Episode III begins near the end of the 'Clone Wars' referenced in Episodes II and IV. Anakin and Obi-Wan rescue Chancellor Palpatine who has been kidnapped by the rebels. I won't spoil what happens next except to say that Anakin faces a choice that will define his destiny.
At least that's what the audience is meant to believe. The truly pivotal moment comes after Anakin returns to Coruscant and Padme, whom he married in secret at the end of Episode II. Keeping the secret is tough enough, especially since Obi-Wan seems to know that if he needs to find Anakin all he has to do is go to Padme's place. Now, Mrs. Skywalker tells Anakin something that not only rocks his world but an entire galaxy as well: she's pregnant.
Anakin, who, many years from then in a galaxy far, far, away would be said to have "abandonment issues," doesn't take the news well (if by "well" you mean not dreaming that the woman you've loved since you were 10 will die in childbirth).
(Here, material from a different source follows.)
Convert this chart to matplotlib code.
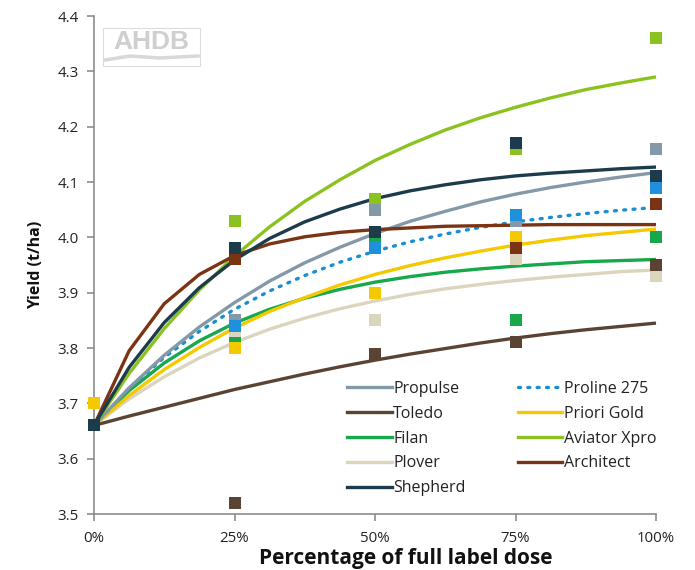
import matplotlib
matplotlib.use("Agg")
import matplotlib.pyplot as plt
from matplotlib.patches import Rectangle
from matplotlib.lines import Line2D

plt.rcParams['font.family'] = ['Open Sans', 'DejaVu Sans']

# ---- data ----
dose_pts = [0, 25, 50, 75, 100]
x_tick_labels = ['0%', '25%', '50%', '75%', '100%']
curve_x = [0, 6.25, 12.5, 18.75, 25, 31.25, 37.5, 43.75, 50,
           56.25, 62.5, 68.75, 75, 81.25, 87.5, 93.75, 100]

names = ['Propulse', 'Proline 275', 'Toledo', 'Priori Gold', 'Filan',
         'Aviator Xpro', 'Plover', 'Architect', 'Shepherd']

# observed yields (markers)
obs_propulse = [3.66, 3.85, 4.05, 4.03, 4.16]
obs_proline = [3.66, 3.84, 3.98, 4.04, 4.09]
obs_toledo = [3.66, 3.52, 3.79, 3.81, 3.95]
obs_priori = [3.70, 3.80, 3.90, 4.00, 3.94]
obs_filan = [3.66, 3.82, 3.99, 3.85, 4.00]
obs_aviator = [3.66, 4.03, 4.07, 4.16, 4.36]
obs_plover = [3.66, 3.83, 3.85, 3.96, 3.93]
obs_architect = [3.66, 3.96, 4.01, 3.98, 4.06]
obs_shepherd = [3.66, 3.98, 4.01, 4.17, 4.11]

# fitted response curves
fit_propulse = [3.66, 3.728, 3.787, 3.838, 3.882, 3.921, 3.954, 3.982, 4.007,
                4.029, 4.047, 4.064, 4.078, 4.090, 4.100, 4.109, 4.117]
fit_proline = [3.66, 3.727, 3.783, 3.830, 3.870, 3.903, 3.931, 3.955, 3.975,
               3.992, 4.006, 4.018, 4.028, 4.036, 4.043, 4.049, 4.054]
fit_toledo = [3.66, 3.677, 3.693, 3.709, 3.725, 3.739, 3.753, 3.766, 3.778,
              3.789, 3.799, 3.809, 3.818, 3.826, 3.833, 3.839, 3.845]
fit_priori = [3.66, 3.714, 3.761, 3.801, 3.836, 3.866, 3.891, 3.914, 3.933,
              3.949, 3.963, 3.975, 3.986, 3.995, 4.003, 4.009, 4.015]
fit_filan = [3.66, 3.723, 3.773, 3.813, 3.845, 3.870, 3.890, 3.906, 3.919,
             3.929, 3.937, 3.943, 3.948, 3.952, 3.956, 3.958, 3.960]
fit_aviator = [3.66, 3.754, 3.835, 3.905, 3.966, 4.019, 4.065, 4.104, 4.139,
               4.168, 4.194, 4.216, 4.235, 4.252, 4.267, 4.279, 4.290]
fit_plover = [3.66, 3.708, 3.748, 3.782, 3.810, 3.834, 3.854, 3.871, 3.885,
              3.897, 3.907, 3.915, 3.922, 3.928, 3.933, 3.938, 3.941]
fit_architect = [3.66, 3.795, 3.880, 3.933, 3.967, 3.988, 4.001, 4.009, 4.014,
                 4.017, 4.020, 4.021, 4.022, 4.023, 4.023, 4.023, 4.023]
fit_shepherd = [3.66, 3.765, 3.846, 3.909, 3.959, 3.998, 4.028, 4.051, 4.070,
                4.084, 4.095, 4.104, 4.111, 4.116, 4.120, 4.124, 4.127]

y_ticks = [3.5, 3.6, 3.7, 3.8, 3.9, 4.0, 4.1, 4.2, 4.3, 4.4]

# ---- styles ----
line_colors = {
    'Propulse': '#8499a8', 'Proline 275': '#1a8fd0', 'Toledo': '#5a4333',
    'Priori Gold': '#f5c900', 'Filan': '#17a84b', 'Aviator Xpro': '#8cc220',
    'Plover': '#dcd5bd', 'Architect': '#7b3413', 'Shepherd': '#1c3b4b'}
marker_colors = dict(line_colors)
marker_colors['Proline 275'] = '#1e90dc'

obs = {'Propulse': obs_propulse, 'Proline 275': obs_proline, 'Toledo': obs_toledo,
       'Priori Gold': obs_priori, 'Filan': obs_filan, 'Aviator Xpro': obs_aviator,
       'Plover': obs_plover, 'Architect': obs_architect, 'Shepherd': obs_shepherd}
fits = {'Propulse': fit_propulse, 'Proline 275': fit_proline, 'Toledo': fit_toledo,
        'Priori Gold': fit_priori, 'Filan': fit_filan, 'Aviator Xpro': fit_aviator,
        'Plover': fit_plover, 'Architect': fit_architect, 'Shepherd': fit_shepherd}

DOT = (0, (0.6, 2.2))

fig = plt.figure(figsize=(6.95, 5.70), dpi=100)
ax = fig.add_axes([94/695, 1-514/570, (656-94)/695, (514-16)/570])

line_order = ['Plover', 'Toledo', 'Filan', 'Priori Gold', 'Proline 275',
              'Propulse', 'Aviator Xpro', 'Architect', 'Shepherd']
for n in line_order:
    if n == 'Proline 275':
        ax.plot(curve_x, fits[n], color=line_colors[n], lw=2.4,
                linestyle=DOT, dash_capstyle='round', zorder=2)
    else:
        ax.plot(curve_x, fits[n], color=line_colors[n], lw=2.4,
                solid_capstyle='butt', solid_joinstyle='round', zorder=2)

marker_order = ['Filan', 'Priori Gold', 'Plover', 'Aviator Xpro', 'Propulse',
                'Proline 275', 'Toledo', 'Architect', 'Shepherd']
for i, n in enumerate(marker_order):
    ax.plot(dose_pts, obs[n], linestyle='none', marker='s', markersize=8.5,
            markerfacecolor=marker_colors[n], markeredgewidth=0, zorder=3 + i * 0.01)

ax.set_xlim(0, 100)
ax.set_ylim(3.5, 4.4)
ax.set_xticks(dose_pts)
ax.set_xticklabels(x_tick_labels)
ax.set_yticks(y_ticks)
ax.set_yticklabels([f'{v:.1f}' for v in y_ticks])
for s in ['top', 'right']:
    ax.spines[s].set_visible(False)
for s in ['left', 'bottom']:
    ax.spines[s].set_color('#8c8c8c')
    ax.spines[s].set_linewidth(1.2)
ax.tick_params(axis='both', colors='#8c8c8c', labelcolor='#222222',
               labelsize=10.8, length=5, width=1.2, direction='out')
ax.tick_params(axis='x', pad=7)
ax.tick_params(axis='y', pad=6)
for l in ax.lines:
    l.set_clip_on(False)

fig.text(406/695, 6/570, 'Percentage of full label dose', ha='center', va='baseline',
         fontsize=15, fontweight='bold', color='#111111')
ax.set_ylabel('Yield (t/ha)', fontsize=11.5, fontweight='bold', color='#111111',
              labelpad=10)

leg_order = ['Propulse', 'Toledo', 'Filan', 'Plover', 'Shepherd',
             'Proline 275', 'Priori Gold', 'Aviator Xpro', 'Architect']
leg_handles = []
for n in leg_order:
    if n == 'Proline 275':
        h = Line2D([], [], color=line_colors[n], lw=2.4, linestyle=DOT,
                   dash_capstyle='round')
    else:
        h = Line2D([], [], color=line_colors[n], lw=2.4)
    leg_handles.append(h)
leg = ax.legend(leg_handles, leg_order, ncol=2, frameon=False, fontsize=11.5,
                loc='upper left', bbox_to_anchor=((347-94)/562, (514-381)/498),
                borderaxespad=0, borderpad=0, handlelength=2.8, handletextpad=0.1,
                labelspacing=0.55, columnspacing=3.25)
for t in leg.get_texts():
    t.set_color('#222222')

# AHDB logo
fig.patches.append(Rectangle((103/695, 1-66/570), 97/695, 38/570,
                             transform=fig.transFigure, facecolor='white',
                             edgecolor='#dddddd', lw=0.8, zorder=5))
fig.text(151/695, 1-42/570, 'AHDB', ha='center', va='center', fontsize=19,
         fontweight='bold', color='#cfcfcf', family=['Liberation Sans', 'DejaVu Sans'],
         zorder=6)
fig.lines.append(Line2D([105/695, 130/695, 160/695, 198/695],
                        [1-60/570, 1-56/570, 1-58/570, 1-56/570],
                        transform=fig.transFigure, color='#d8d8d8', lw=2.5, zorder=6))

fig.savefig('out.png', dpi=100, facecolor='white')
Like any good Jedi, Anakin goes to Yoda with his concerns, albeit in a way that is careful not to reveal that he's violated the whole 'a Jedi Shall not Know Anger. Nor Hatred. Nor Love' thingy.
That's when this pivotal moment in the trilogy takes place. Yoda tells Anakin that instead of mourning for those who have died and missing them, he should instead "rejoice for those around you who transform into The Force." If he stopped there, maybe, just maybe, Anakin might have walked away thinking, I don't know if I can do that or what does he know? He's short, green and has a problem with syntax and looked for a second opinion. But Yoda goes on to tell Anakin that "attachment leads to jealousy" and "the fear of loss is a path to the dark side." That being the case, the proper response is to "train yourself to let go of everything you fear to lose."
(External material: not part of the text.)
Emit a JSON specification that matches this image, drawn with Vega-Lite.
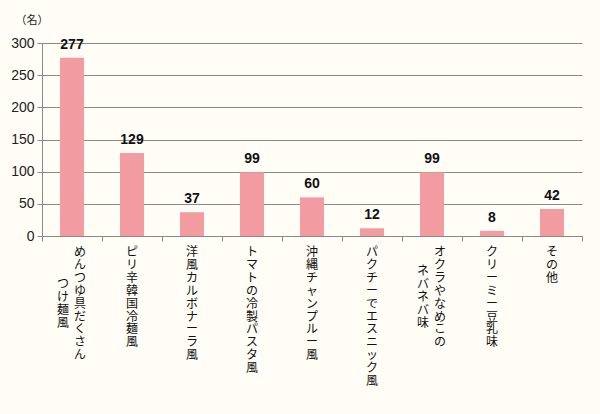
{
  "$schema": "https://vega.github.io/schema/vega-lite/v6.json",
  "width": 540,
  "height": 193,
  "autosize": {"type": "none"},
  "padding": {"left": 42, "top": 43, "right": 18, "bottom": 178},
  "background": "#FFFDF6",
  "config": {
    "view": {"stroke": null},
    "axisY": {
      "labelOverlap": false,
      "titleAngle": 0, "titleAlign": "left", "titleBaseline": "middle",
      "titleX": -27, "titleY": -23, "titleFont": "Noto Sans CJK JP", "titleFontSize": 11,
      "titleFontWeight": "normal", "titleColor": "#222",
      "labelFont": "Liberation Sans", "labelFontSize": 14, "labelColor": "#222", "labelPadding": 3,
      "domainColor": "#8a8a8a", "tickColor": "#8a8a8a", "tickSize": 5,
      "gridColor": "#8a8a8a", "gridWidth": 1
    }
  },
  "data": {"values": [
    {"cat": "めんつゆ具だくさんつけ麺風", "l1": "めんつゆ具だくさん", "l2": "つけ麺風", "n": 277},
    {"cat": "ピリ辛韓国冷麺風", "l1": "ピリ辛韓国冷麺風", "l2": "", "n": 129},
    {"cat": "洋風カルボナーラ風", "l1": "洋風カルボナーラ風", "l2": "", "n": 37},
    {"cat": "トマトの冷製パスタ風", "l1": "トマトの冷製パスタ風", "l2": "", "n": 99},
    {"cat": "沖縄チャンプルー風", "l1": "沖縄チャンプルー風", "l2": "", "n": 60},
    {"cat": "パクチーでエスニック風", "l1": "パクチーでエスニック風", "l2": "", "n": 12},
    {"cat": "オクラやなめこのネバネバ味", "l1": "オクラやなめこの", "l2": "ネバネバ味", "n": 99},
    {"cat": "クリーミー豆乳味", "l1": "クリーミー豆乳味", "l2": "", "n": 8},
    {"cat": "その他", "l1": "その他", "l2": "", "n": 42}
  ]},
  "encoding": {
    "x": {
      "field": "cat", "type": "nominal", "sort": null,
      "scale": {"paddingInner": 0, "paddingOuter": 0},
      "axis": {
        "title": null, "labels": false, "domain": false,
        "ticks": true, "tickBand": "extent", "tickSize": 5,
        "tickColor": "#8a8a8a", "grid": false
      }
    }
  },
  "layer": [
    {
      "mark": {"type": "bar", "width": {"band": 0.4}, "color": "#F29CA2"},
      "encoding": {
        "y": {
          "field": "n", "type": "quantitative",
          "scale": {"domain": [0, 300], "nice": false},
          "axis": {"values": [0, 50, 100, 150, 200, 250, 300], "title": "（名）"}
        }
      }
    },
    {
      "mark": {"type": "text", "font": "Liberation Sans", "fontWeight": "bold", "fontSize": 14, "baseline": "bottom", "dy": -6, "color": "#111"},
      "encoding": {
        "y": {"field": "n", "type": "quantitative", "axis": {"values": [0, 50, 100, 150, 200, 250, 300], "title": "（名）"}},
        "text": {"field": "n", "type": "quantitative"}
      }
    },
    {
      "mark": {
        "type": "text", "font": "Noto Sans CJK JP", "fontSize": 12, "baseline": "top", "align": "center",
        "lineHeight": 12.9, "color": "#111",
        "text": {"expr": "split(datum.l1, '')"},
        "dx": {"expr": "length(datum.l2) > 0 ? 8 : 0"},
        "dy": 11
      },
      "encoding": {"y": {"datum": 0, "type": "quantitative", "axis": {"values": [0, 50, 100, 150, 200, 250, 300], "title": "（名）"}}}
    },
    {
      "mark": {
        "type": "text", "font": "Noto Sans CJK JP", "fontSize": 12, "baseline": "top", "align": "center",
        "lineHeight": 12.9, "color": "#111",
        "text": {"expr": "split(datum.l2, '')"},
        "dx": -9,
        "dy": {"expr": "11 + (length(datum.l1) - length(datum.l2)) * 6.45"}
      },
      "encoding": {"y": {"datum": 0, "type": "quantitative", "axis": {"values": [0, 50, 100, 150, 200, 250, 300], "title": "（名）"}}}
    }
  ]
}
At this point I thought if this is the best the Jedi can do, they deserve to go extinct and have their light go out of the universe. Add what science fiction writer Orson Scott Card calls the Jedi's "elitism" and "self-righteousness" and little wonder that Anakin turns to the one person who, however opaque his motives, seems to understand him: the chancellor, a.k.a. Darth Sidious. Sidious promises Anakin that there is a way to defeat death but that such knowledge lies beyond what the Jedi can, or at least will, teach him.
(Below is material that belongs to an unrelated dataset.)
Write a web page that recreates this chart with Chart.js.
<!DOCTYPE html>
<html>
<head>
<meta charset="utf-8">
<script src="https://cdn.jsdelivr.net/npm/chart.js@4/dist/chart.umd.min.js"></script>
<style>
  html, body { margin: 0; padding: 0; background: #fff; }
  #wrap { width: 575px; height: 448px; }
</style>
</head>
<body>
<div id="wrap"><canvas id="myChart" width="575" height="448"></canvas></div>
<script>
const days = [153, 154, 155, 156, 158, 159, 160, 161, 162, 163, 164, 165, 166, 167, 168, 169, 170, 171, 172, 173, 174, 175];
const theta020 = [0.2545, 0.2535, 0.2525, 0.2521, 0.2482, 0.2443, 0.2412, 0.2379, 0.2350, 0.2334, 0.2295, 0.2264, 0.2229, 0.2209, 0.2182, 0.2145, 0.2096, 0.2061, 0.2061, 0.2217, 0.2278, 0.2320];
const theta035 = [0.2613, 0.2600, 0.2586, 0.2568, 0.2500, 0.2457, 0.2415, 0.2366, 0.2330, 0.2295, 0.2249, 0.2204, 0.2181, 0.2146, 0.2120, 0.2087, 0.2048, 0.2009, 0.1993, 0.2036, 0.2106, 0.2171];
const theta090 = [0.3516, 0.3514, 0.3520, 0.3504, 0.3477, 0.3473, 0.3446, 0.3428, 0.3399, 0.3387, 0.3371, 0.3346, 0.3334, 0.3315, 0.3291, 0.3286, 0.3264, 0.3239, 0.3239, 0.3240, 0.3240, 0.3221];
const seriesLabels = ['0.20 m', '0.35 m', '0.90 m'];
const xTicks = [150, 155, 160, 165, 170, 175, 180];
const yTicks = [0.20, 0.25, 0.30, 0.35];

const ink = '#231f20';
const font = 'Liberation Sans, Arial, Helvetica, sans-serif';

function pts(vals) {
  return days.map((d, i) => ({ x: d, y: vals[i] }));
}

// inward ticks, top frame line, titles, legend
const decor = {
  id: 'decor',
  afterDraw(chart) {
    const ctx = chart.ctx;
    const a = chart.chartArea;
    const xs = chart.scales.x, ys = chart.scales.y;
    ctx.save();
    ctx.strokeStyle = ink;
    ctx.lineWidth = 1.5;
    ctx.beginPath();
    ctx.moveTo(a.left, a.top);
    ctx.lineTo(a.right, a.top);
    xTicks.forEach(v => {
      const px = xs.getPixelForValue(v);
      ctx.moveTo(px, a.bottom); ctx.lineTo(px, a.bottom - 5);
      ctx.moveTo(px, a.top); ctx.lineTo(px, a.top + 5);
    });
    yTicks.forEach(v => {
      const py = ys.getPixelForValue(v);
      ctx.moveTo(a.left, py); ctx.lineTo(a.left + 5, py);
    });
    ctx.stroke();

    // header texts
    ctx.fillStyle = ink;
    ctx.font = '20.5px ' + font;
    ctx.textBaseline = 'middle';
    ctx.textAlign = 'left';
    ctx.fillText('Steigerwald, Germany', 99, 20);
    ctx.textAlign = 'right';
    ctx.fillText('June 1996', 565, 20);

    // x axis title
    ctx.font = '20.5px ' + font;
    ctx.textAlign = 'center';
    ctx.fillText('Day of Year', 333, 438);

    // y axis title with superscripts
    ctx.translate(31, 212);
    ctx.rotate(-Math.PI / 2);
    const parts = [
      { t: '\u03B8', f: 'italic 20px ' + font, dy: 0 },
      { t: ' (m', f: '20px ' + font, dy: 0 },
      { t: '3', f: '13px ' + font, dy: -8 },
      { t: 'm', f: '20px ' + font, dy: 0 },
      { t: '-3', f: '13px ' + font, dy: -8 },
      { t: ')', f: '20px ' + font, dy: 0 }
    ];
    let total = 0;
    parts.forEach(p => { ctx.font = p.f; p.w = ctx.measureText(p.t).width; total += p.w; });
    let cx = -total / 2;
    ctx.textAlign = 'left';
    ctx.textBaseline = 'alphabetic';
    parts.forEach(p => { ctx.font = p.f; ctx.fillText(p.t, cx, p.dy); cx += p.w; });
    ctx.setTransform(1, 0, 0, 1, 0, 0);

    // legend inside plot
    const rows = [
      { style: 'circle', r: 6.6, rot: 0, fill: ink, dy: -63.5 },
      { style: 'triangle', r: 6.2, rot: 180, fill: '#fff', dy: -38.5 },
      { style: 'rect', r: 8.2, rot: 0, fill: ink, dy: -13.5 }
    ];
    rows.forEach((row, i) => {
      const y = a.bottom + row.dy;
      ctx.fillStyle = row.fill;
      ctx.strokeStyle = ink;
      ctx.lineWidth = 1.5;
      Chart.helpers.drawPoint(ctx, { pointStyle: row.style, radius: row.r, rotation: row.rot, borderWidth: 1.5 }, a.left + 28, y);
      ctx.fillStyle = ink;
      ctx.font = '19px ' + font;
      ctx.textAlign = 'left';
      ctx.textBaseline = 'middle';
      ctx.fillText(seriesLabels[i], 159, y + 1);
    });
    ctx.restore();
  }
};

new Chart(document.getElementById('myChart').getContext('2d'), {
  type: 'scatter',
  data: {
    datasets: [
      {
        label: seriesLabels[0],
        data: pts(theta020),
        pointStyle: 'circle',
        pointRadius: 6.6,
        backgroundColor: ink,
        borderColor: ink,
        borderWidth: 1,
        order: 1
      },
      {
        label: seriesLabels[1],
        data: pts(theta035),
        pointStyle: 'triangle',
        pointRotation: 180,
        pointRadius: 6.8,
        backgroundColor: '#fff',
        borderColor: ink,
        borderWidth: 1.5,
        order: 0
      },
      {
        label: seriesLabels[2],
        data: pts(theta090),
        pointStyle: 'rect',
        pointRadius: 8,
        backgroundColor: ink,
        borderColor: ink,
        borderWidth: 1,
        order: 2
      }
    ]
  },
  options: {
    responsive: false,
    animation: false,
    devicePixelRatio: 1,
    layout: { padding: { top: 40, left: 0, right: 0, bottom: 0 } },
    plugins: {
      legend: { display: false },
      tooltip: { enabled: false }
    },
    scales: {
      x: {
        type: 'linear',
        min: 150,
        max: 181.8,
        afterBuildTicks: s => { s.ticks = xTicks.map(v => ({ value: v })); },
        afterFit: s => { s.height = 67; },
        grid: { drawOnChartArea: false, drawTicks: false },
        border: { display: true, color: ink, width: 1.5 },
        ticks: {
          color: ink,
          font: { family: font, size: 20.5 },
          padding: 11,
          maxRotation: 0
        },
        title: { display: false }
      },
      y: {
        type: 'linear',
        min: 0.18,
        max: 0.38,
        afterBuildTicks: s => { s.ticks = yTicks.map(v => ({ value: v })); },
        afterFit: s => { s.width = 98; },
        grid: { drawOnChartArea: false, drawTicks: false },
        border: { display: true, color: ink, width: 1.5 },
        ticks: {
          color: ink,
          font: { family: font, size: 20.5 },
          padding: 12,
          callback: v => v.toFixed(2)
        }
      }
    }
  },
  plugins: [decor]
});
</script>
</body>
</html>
Even if you haven't seen Sith, you know what happens. What reviewers call the film's "dark" quality is Anakin's fall from grace: his helping to exterminate the Jedi, his penultimate confrontation with Obi Wan and his becoming the Darth Vader we all know, the one whom Obi Wan describers as "more machine than man, twisted and evil."
In all of this, we're supposed to draw parallels between Anakin's embrace of the "Dark Side" and "Faust," the legend about a man who sold his soul to the devil in exchange for power, pleasure and forbidden knowledge. But Anakin's desperate turn is driven by love, not a lust for power. He's not out to prove that "that mortals ... have as much dignity as any god." All he wants to do is save his wife. It doesn't justify his choices and actions but it does make them understandable. Who among us wouldn't be similarly tempted if we were told that our response to the death and suffering of those we love should be to "let go"?
If the story had ended here it would be a complete downer. But of course it didn't. The audience enjoys Episode III because it brings the knowledge of what happens in Episodes IV, V and VI to the theater. They know why the next installment is entitled A New Hope. But what makes that hope possible and what makes it new is that the central character in the remainder of the trilogy discards the Jedi code with its emphasis on detachment and replaces it with something more, well, Christian.
When we first meet Luke, all he wants is to get off "this rock," as he calls Tatooine, and live a life of adventure. Then, as he learns about his abilities, he puts them to use against the Empire. But his path only becomes clear when he learns that Vader is his father. Whereas Yoda and Ben have given up on Anakin/Vader, his son refuses to and instead insists on going after the one lost sheep. What ultimately restores the sought-after "balance" to the Force isn't power and it certainly isn't detachment; it's love. The Jedi who "returns" is very different from the ones exterminated at the end of Episode III.
Thus what's "new" in A New Hope. Detachment and fatalism have been set aside for a kind of love that sees things clearly but nevertheless insists on the possibility of transformation and even redemption. Love that is willing to risk everything for the sake of the loved one is what ultimately brings down the Empire. It's the one thing that neither the Sith, with their lust for power, nor the Jedi, with their forswearing of attachment, saw coming.
It's an idea that doesn't belong to the Eastern thought that permeates the Star Wars saga. It's a Christian idea. The late John Paul II in Crossing The Threshold of Hope, spoke about Buddhism's "negative attitude toward the world." In this view, the world is "only a source of suffering for man" and man's best course of action is to "break away from it ..." In contrast, Christian belief in "God the Creator of the world and about Christ the Redeemer" provides "a constant impetus to strive for its transformation and perfection" of that which is wrong. This belief in the possibility of transformation finds its way into the West's stories, even those stories that aren't religious. It could hardly be otherwise since this belief forms the basis of western hope.
(Every time I point out the differences and incompatibilities in the ways that Buddhism and Christianity view suffering and attachment, I get emails saying that I neither understand nor respect Eastern thought. On the contrary, I understand Buddhism pretty well for a non-Buddhist and I respect it a lot. What I don't respect is westerners trying to have it both ways by creating a fusion of the two. Religion as it's actually practiced by real people in the real world isn't an a la carte affair. It answers life's big questions in specific ways and these answers shape the perspectives, feelings and aspirations of its adherents and the cultures created by those adherents.)
What I wrote in my piece about Attack of the Clones, is even more true now that I've seen Revenge of the Sith: The Star Wars saga "works because Lucas, with the audience's connivance, injects ideas and images from the story that Christians believe was written before the beginning of time and is woven into the fabric of universe." Thus, the story ends in a way that an audience shaped by the Christian story expects it to. The result is what we, and Lucas, call hope.